The key is to avoid a kiting attitutde. This makes absolute sense. Think about rope coming taut with the glider nose up and banked away in a kite attitude, vs. nose down and banked toward the tug. The kite is going to be a lot rougher.

When the rope pulls the glider, you don't want that to raise the glider's angle of attack, so the lift force fights the rope. Ideally, the rope pull should lower the glider's angle of attack, and the lift force should be somewhat in the direction of the rope. The key point is the glider's attitude when rope comes out, not relative motion.

The yaw at the last minute idea, beyond being very hard to do (especially bouncing around in rotor), will typically leave the glider slightly banked away from the towplane, unless you're very very good and also banking the other way at the same time. It also points the glider away from the tug. Trying to speed up at the last minute means you get lower and lower. Any amount of last minute maneuvering is going to be very hard to do in the real situation of extreme turbulence.

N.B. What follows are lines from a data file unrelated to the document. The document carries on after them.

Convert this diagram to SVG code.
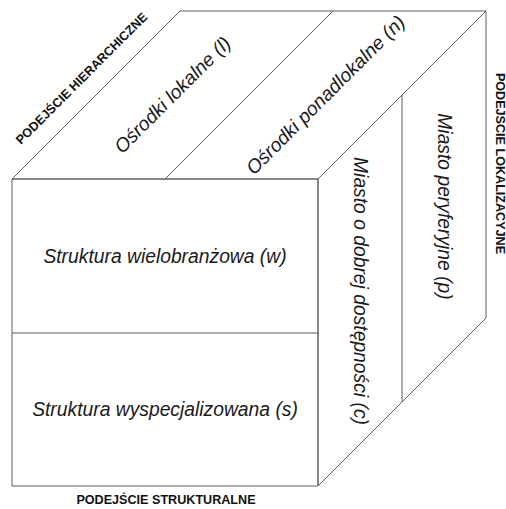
<svg xmlns="http://www.w3.org/2000/svg" width="506" height="509" viewBox="0 0 506 509">
<style>
.edge{fill:none;stroke:#5f5f5f;stroke-width:1;stroke-linejoin:miter}
.cell{font-family:"Liberation Sans",Arial,sans-serif;font-style:italic;font-size:19.3px;fill:#1a1a1a;text-anchor:middle}
.axis{font-family:"Liberation Sans",Arial,sans-serif;font-weight:bold;font-size:12.6px;fill:#111;text-anchor:middle}
</style>
<rect width="506" height="509" fill="#fff"/>
<g id="connectors">
<polygon class="edge" points="12,179 318,179 318,486 12,486"/>
<polygon class="edge" points="12,179 180,11 486,11 318,179"/>
<polygon class="edge" points="318,179 486,11 486,318 318,486"/>
<line class="edge" x1="12" y1="333" x2="318" y2="333"/>
<line class="edge" x1="165" y1="179" x2="333" y2="11"/>
<line class="edge" x1="402" y1="95" x2="402" y2="402"/>
</g>
<g id="w"><text class="cell" x="165" y="262.5">Struktura wielobranżowa (w)</text></g>
<g id="s"><text class="cell" x="165" y="416">Struktura wyspecjalizowana (s)</text></g>
<g id="l"><text class="cell" transform="translate(172.5,95) rotate(-45)" x="0" y="6.5">Ośrodki lokalne (l)</text></g>
<g id="n"><text class="cell" transform="translate(325.5,95) rotate(-45)" x="0" y="6.5">Ośrodki ponadlokalne (n)</text></g>
<g id="c"><text class="cell" transform="translate(360,291) rotate(90)" x="0" y="6.5">Miasto o dobrej dostępności (c)</text></g>
<g id="p"><text class="cell" transform="translate(444,206.5) rotate(90)" x="0" y="6.5">Miasto peryferyjne (p)</text></g>
<g id="hier"><text class="axis" transform="translate(84.5,81.5) rotate(-45)" x="0" y="0">PODEJŚCIE HIERARCHICZNE</text></g>
<g id="lok"><text class="axis" transform="translate(496,163.5) rotate(90)" x="0" y="0">PODEJŚCIE LOKALIZACYJNE</text></g>
<g id="str"><text class="axis" x="166" y="504">PODEJŚCIE STRUKTURALNE</text></g>
</svg>
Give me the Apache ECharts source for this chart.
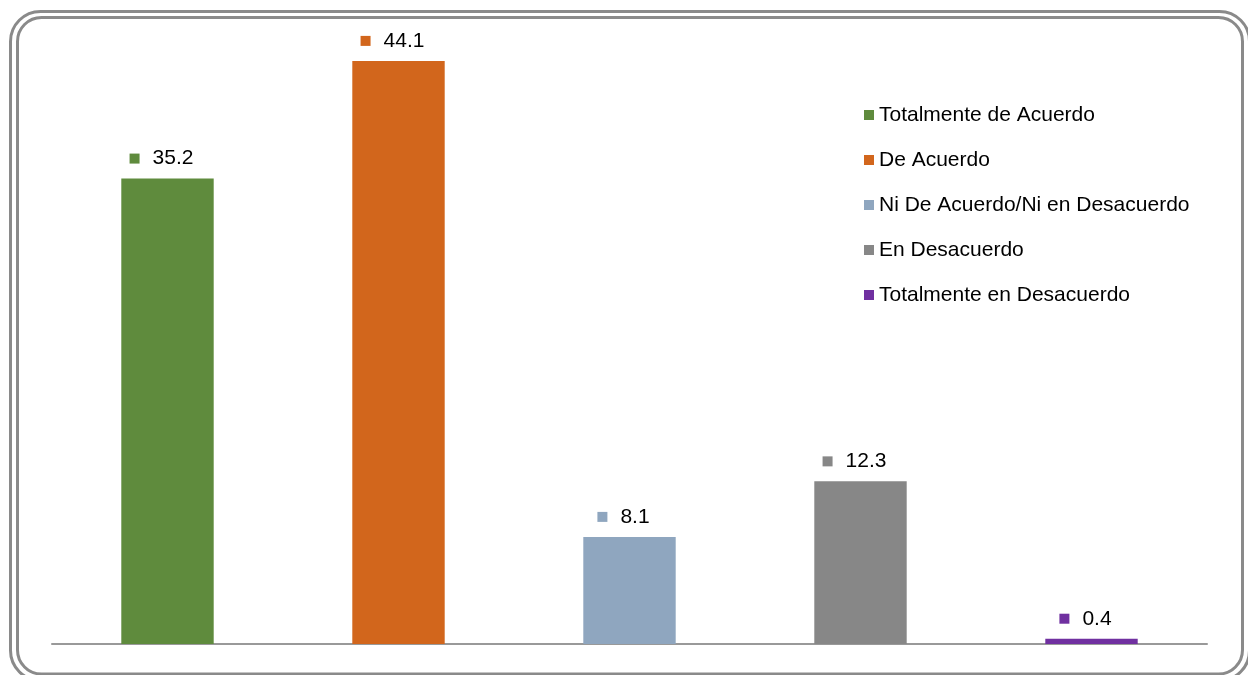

Holding a good attitude is easier.

After a lot of subsequent experimentation I haven't found a better technique, at least one that I can perform reliably.

John Cochrane BB


I don't believe any of us said to, "yaw the nose at the last moment".

It's more of, "Get the nose started to the side (using rudder)" so you:
-avoid the loop
-slow the glider
-sorta maintain relative altitude to the towplane
-maintain sight of the towplane

It should be obvious that yawing inside the turn (if the towplane is turning) does not help at all. So, rudder away from the turn. It does not take much.

When the rope comes tight, it's not a huge swing in either ship, it's just a realignment and a lessening of rope shock.

If all else fails, drop the rope (especially if you lose sight of the towplane).